Given the administration’s failure to perform, Congress must step up to the plate and devise its own plan, one that will meet these objectives:
- Increase the fleet to 355 warships well before the administration’s proposed target date of 2042. Most experts believe China sees its maximum opportunity to attack as coming this decade. We must be ready then, not 20 years from now.
- Ensure the U.S. retains its dominance in the undersea domain. Our nuclear submarines and the associated long-range strike capacity are critical to deterring Chinese aggression. We currently hold an advantage in this domain, but a precipitous decline is looming. The administration’s plan fails to secure this advantage, much less tackle the need to grow its firepower.

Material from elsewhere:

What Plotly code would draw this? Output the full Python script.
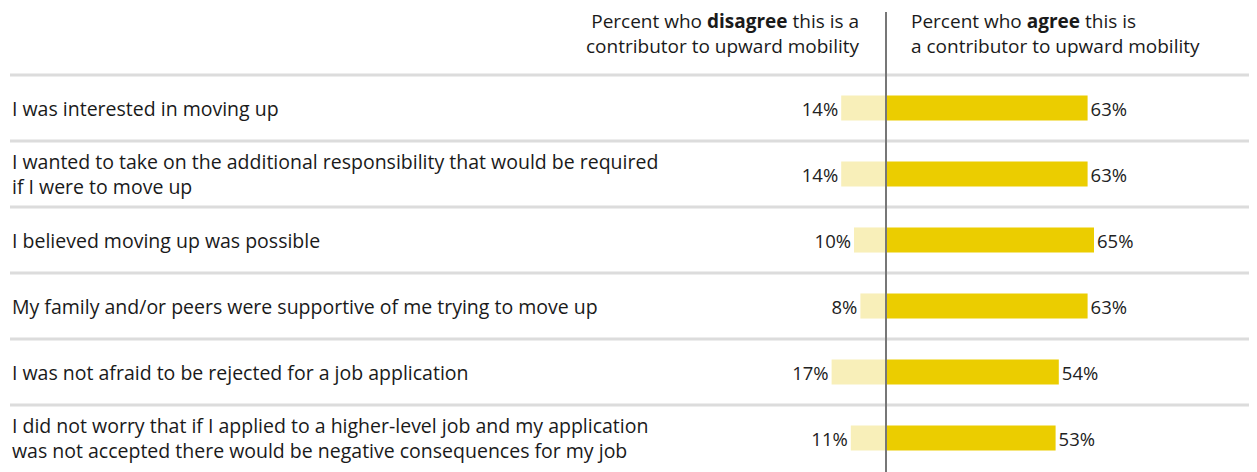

- Address the need to rapidly increase the number of small, multi-mission-capable ships. Currently, those numbers are declining. The Navy’s last purchase of the Littoral combat ship came in fiscal 2019. Frigate construction is just beginning; the ships will not be ready for action until at least September 2026.
- Reverse the most feckless element of the administration’s long-range shipbuilding plan: its proposal to actually shrink the Navy over the next five years. That’s the same period in which the danger of war may be at its greatest, according to the testimony of top U.S. military officials. Congress must reject this downsizing and, instead, pursue options that will maximize the availability of ships and crews this decade.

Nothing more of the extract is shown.